Une semaine après la découverte d’une quinzaine de cadavres, morts sous la torture aux mains de troupes loyales à la junte birmane, une équipe de chercheurs de Dignity (l’Institut danois contre la torture), pousse un cri d’alarme dans The Diplomat. Leur analyse, fondée sur des enquêtes de terrain, leur permet d’affirmer que les violences physiques et psychologiques sont “au cœur des efforts de la junte militaire pour réprimer la désobéissance civile”.
Depuis le coup d’État du 1er février contre le gouvernement élu d’Aung San Suu Kyi, la junte militaire dirigée par le général Min Aung Hlaing a fait plus de 6 000 prisonniers politiques, raconte le magazine tokyoïte spécialiste des affaires internationales en Asie-Pacifique. La résurgence de la torture met un terme à des “améliorations embryonnaires mais importantes” menées contre cette méthode au cours de la précédente décennie. Elle plonge “une fois de plus la Birmanie dans l’ombre de la terreur d’État”.
Bambou rempli de ciment, démembrement
L’Association d’assistance aux prisonniers politiques (AAPP) documente les meurtres et enlèvements illégaux survenus en Birmanie. Dans un rapport du 26 juin, elle dénonce la mort d’au moins 24 prisonniers victimes de la torture depuis le coup d’État.
Quatre jours plus tôt, l’ONG Human Rights Watch publiait le récit d’un garçon de 17 ans “enterré jusqu’au cou dans un simulacre d’exécution”, et battu à coups crosse de fusil ou de “bambou rempli de ciment”. Un exemple parmi “les centaines, si ce n’est milliers” de témoignages qui mentionnent aussi des cas de “démembrement”, ajoute The Diplomat :
“Nous sommes confrontés à des témoignages de manifestants contraints de s’agenouiller pour être battus avec des tuyaux et des chaînes. Des cas de viols et d’agressions sexuelles qui laissent certaines détenues meurtries et sanguinolentes, incapables de marcher ni de parler. Certains ne survivent pas.”
Documenter pour juger, un jour, les responsables
Cette répression extrêmement violente remplit une fonction précise, estiment les chercheurs de Dignity :
“Elle détruit les individus et sape la détermination publique […] Elle œuvre simultanément à habiter l’esprit des individus, en rongeant leur rationalité et leur confiance mutuelle.”

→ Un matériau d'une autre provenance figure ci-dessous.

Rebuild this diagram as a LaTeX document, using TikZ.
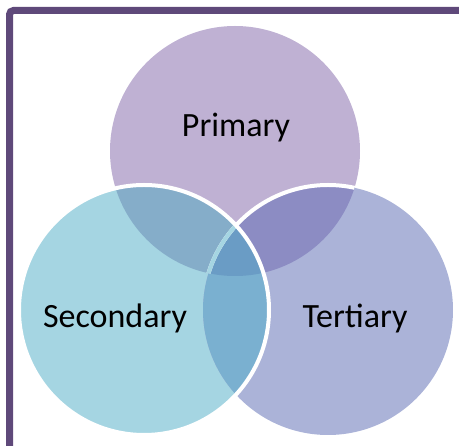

Elle entretient également une culture “de soumission, de silence et de dépendance” au sein de l’armée elle-même. Fondée sur “l’isolement stratégique de la junte par rapport à la base de la société”, la doctrine du gouvernement militaire consiste à déshumaniser la dissidence tout en fragilisant les soldats, note The Diplomat :
“La torture produit des auteurs profondément blessés et des victimes profondément traumatisées. Elle souille le tissu social et paralyse les institutions publiques et privées – depuis les tribunaux jusqu’aux familles – qui pourraient défier et résister à la terreur d’État.”
Conscientes que l’action du régime birman n’est pas “susceptible d’être arrêtée par l’indignation internationale”, de nombreuses ONG documentent les atrocités de la répression et collectent les récits de survivants dans l’espoir de jugements à venir. Leur travail poursuit un objectif à long terme : “veiller à ce que ces horreurs soient enregistrées avec un tel niveau de détail qu’elles suscitent des réactions viscérales pour les générations futures”.